Should this bill pass, the likely result is that added cost of compliance would quickly shrink the supply of plastic bags that could legally be distributed in Illinois — this is the end goal of the bag haters, remember. The remaining suppliers would likely drive up their prices (to cover compliance costs and to take advantage of less competition). That’s good for retailers like Walmart that already offer the bags — their competitors now are forced to swallow the costs. The same goes for manufacturers like Hilex that already meet the regulatory standards — they knock out competitors and have more market share. But for everyone else, it smells.
What happens when a small business sees their bag prices rise? Perhaps they go online and buy “illegal” unmarked bags off of Amazon or another online retailer. They hand them out to consumers, only the find an environmental activist group engaged in the “public interest” action of hunting down “illegal” bags and their distributors. The bill calls for a $1,000 fine cap, but it isn’t clear if that is per bag, per store, per chain, per incident, per year, per the life of the bill, etc. A small retailer finds themselves in court. You see how this law can start to cause some serious headaches for unwitting entrepreneurs just trying to break even.

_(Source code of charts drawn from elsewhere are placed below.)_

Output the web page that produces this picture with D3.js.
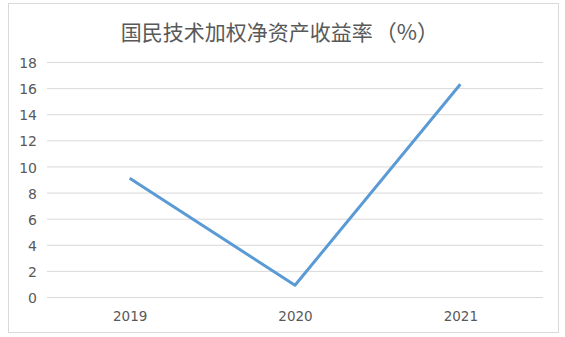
<!DOCTYPE html>
<html>
<head>
<meta charset="utf-8">
<script src="https://cdn.jsdelivr.net/npm/d3@7"></script>
<style>
  html, body { margin: 0; padding: 0; background: #fff; }
  svg { display: block; font-family: "DejaVu Sans", Verdana, sans-serif; }
</style>
</head>
<body>
<div id="chart"></div>
<script>
// ROE chart data
const titleMain = '国民技术加权净资产收益率';
const titleUnit = '（%）';
const years = ['2019', '2020', '2021'];
const roe = [9.1, 0.9, 16.3];
const yTicks = [0, 2, 4, 6, 8, 10, 12, 14, 16, 18];

const width = 565, height = 337;
const margin = { top: 62, right: 22, bottom: 40, left: 47 };
const innerW = width - margin.left - margin.right;   // 496
const innerH = height - margin.top - margin.bottom;  // 235

const svg = d3.select('#chart').append('svg')
  .attr('width', width).attr('height', height);

// outer frame
svg.append('rect')
  .attr('x', 8.5).attr('y', 3.5)
  .attr('width', 550).attr('height', 329)
  .attr('fill', '#fff').attr('stroke', '#d9d9d9').attr('stroke-width', 1);

const t = svg.append('text')
  .attr('x', 280).attr('y', 40)
  .attr('text-anchor', 'middle')
  .attr('font-family', '"Noto Sans CJK SC", sans-serif')
  .attr('font-size', 21)
  .attr('fill', '#595959');
t.append('tspan').text(titleMain);
t.append('tspan').attr('dx', 2).attr('font-size', 22).text(titleUnit);

const g = svg.append('g').attr('transform', `translate(${margin.left},${margin.top})`);

const x = d3.scalePoint().domain(years).range([0, innerW]).padding(0.5);
const y = d3.scaleLinear().domain([0, 18]).range([innerH, 0]);

// gridlines + y labels
const yAxis = g.append('g')
  .call(d3.axisLeft(y).tickValues(yTicks).tickSize(-innerW).tickFormat(d3.format('d')));
yAxis.select('.domain').remove();
yAxis.selectAll('.tick line').attr('stroke', '#d9d9d9').attr('stroke-width', 1);
yAxis.selectAll('.tick text')
  .attr('x', -10).attr('dy', '0.4em').attr('font-size', 14).attr('fill', '#595959')
  .attr('font-family', '"DejaVu Sans", Verdana, sans-serif');

// x labels
const xAxis = g.append('g')
  .attr('transform', `translate(0,${innerH})`)
  .call(d3.axisBottom(x).tickSize(0));
xAxis.select('.domain').remove();
xAxis.selectAll('.tick text')
  .attr('y', 24).attr('dy', null).attr('font-size', 13.5).attr('fill', '#595959')
  .attr('font-family', '"DejaVu Sans", Verdana, sans-serif');

// line
const line = d3.line()
  .x((d, i) => x(years[i]))
  .y(d => y(d));

g.append('path')
  .datum(roe)
  .attr('d', line)
  .attr('fill', 'none')
  .attr('stroke', '#5b9bd5')
  .attr('stroke-width', 3)
  .attr('stroke-linejoin', 'round');
</script>
</body>
</html>
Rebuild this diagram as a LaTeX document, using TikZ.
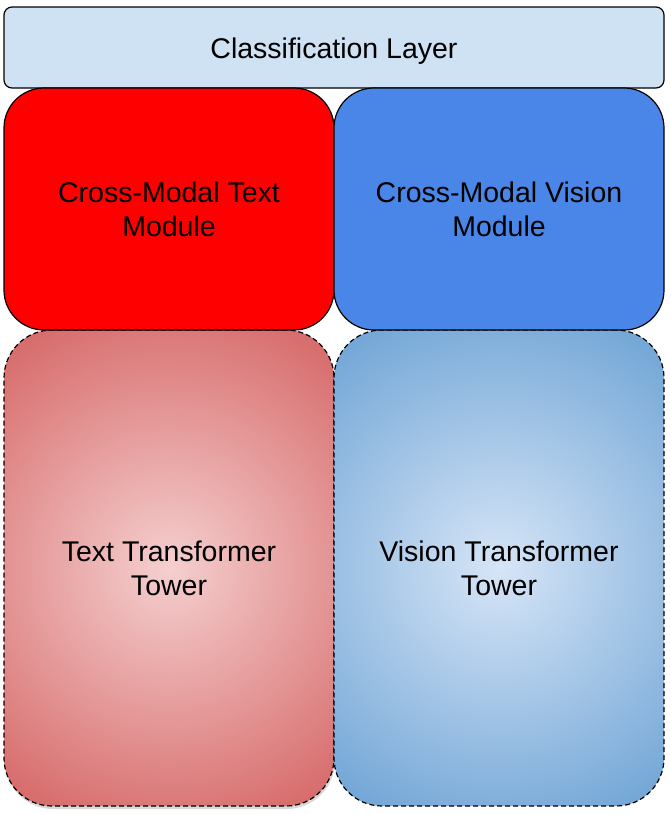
\documentclass[tikz,border=0pt]{standalone}
\usepackage{fontspec}
\setmainfont{Liberation Sans}
\usepackage{xcolor}
\usepackage{tikz}
\usetikzlibrary{positioning,shadows}
\definecolor{cPale}{HTML}{CFE2F3}
\definecolor{cRed}{HTML}{FF0000}
\definecolor{cBlue}{HTML}{4A86E8}
\definecolor{cRose}{HTML}{F5CFCF}
\definecolor{cRoseDk}{HTML}{D56464}
\definecolor{cSky}{HTML}{D6E5F7}
\definecolor{cSkyDk}{HTML}{6CA2D4}
\tikzset{
  mbox/.style={draw=black,fill=#1,rounded corners=40pt,line width=1.2pt,align=center,
    minimum width=330pt,minimum height=242pt,inner sep=0pt,
    font=\fontsize{28.5}{34}\selectfont},
  tbox/.style n args={2}{mbox,fill=none,rounded corners=48pt,dash pattern=on 5pt off 3pt,
    minimum height=476pt,
    path picture={\shade[inner color=#1,outer color=#2] (path picture bounding box.center) circle (292pt);}},
  topbar/.style={draw=black,fill=cPale,rounded corners=8pt,line width=1.2pt,
    minimum width=660pt,minimum height=81pt,text height=27pt,text depth=6pt,
    font=\fontsize{28.5}{34}\selectfont},
}

\begin{document}
\begin{tikzpicture}[x=1pt,y=-1pt]
    \useasboundingbox (0,0) rectangle (671,815);
    \node[topbar] (cls) at (334,47.5) {Classification Layer};
    \node[tbox={cRose}{cRoseDk},drop shadow={opacity=0.3,shadow xshift=1pt,shadow yshift=-3pt}] (ttow) at (169,568) {Text Transformer\\Tower};
    \node[tbox={cSky}{cSkyDk}] (vtow) at (499,568) {Vision Transformer\\Tower};
    \node[mbox=cRed] (ctxt) at (169,209) {Cross-Modal Text\\Module};
    \node[mbox=cBlue] (cvis) at (499,209) {Cross-Modal Vision\\Module};
  \end{tikzpicture}
\end{document}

And what is the cost to the state, and by extension, taxpayers? Well, that’s still a mystery, even after a fiscal note was requested on the bill. Here’s what the agency came back with:
SB 3442 would be revenue neutral to the Illinois Environmental Protection Agency, as the Illinois EPA’s duties under the bill would be covered in part by the registration fee and otherwise carried out with the Agency’s existing resources.
Know what is missing from that fiscal note? Numbers.
How many $500 registrations does the agency expect once the law is in place? How many hours of staff time is needed to maintain the recycling website and other administrative and enforcement tasks? What is the hourly cost of said staff time? The website? The cost over the life of the law? What is the total revenue, the total spending? They apparently have no clue, but we’re supposed to be satisfied with their bland reassurances that this will be carried out with fees and existing resources.
Recall that a fiscal note is supposed to offer the following:
(25 ILCS 50/4) (from Ch. 63, par. 42.34)
Sec. 4. The note shall be factual in nature, as brief and concise as may be, and shall provide a reliable estimate in dollars and, in addition, it shall include both the immediate effect and, if determinable or reasonably foreseeable, the long range effect of the measure. If, after careful investigation, it is determined that no dollar estimate is possible, the note shall contain a statement to that effect, setting forth the reasons why no dollar estimate can be given. A brief summary or work sheet of computations used in arriving at fiscal note figures shall be included.
Illinois has a serious fiscal note problem, and this is a case in point. But I digress.
The desire to stop local bag bans and taxes is understandable, especially given Los Angeles’ crazy plan to ban all single-use plastic bags. But since this bill exempts Chicago, Illinois will end up with a patchwork of sorts no matter what. How about pushing a clean bill banning local regulations/taxes along with a resolution that commends voluntary recycling initiatives instead of mandating them?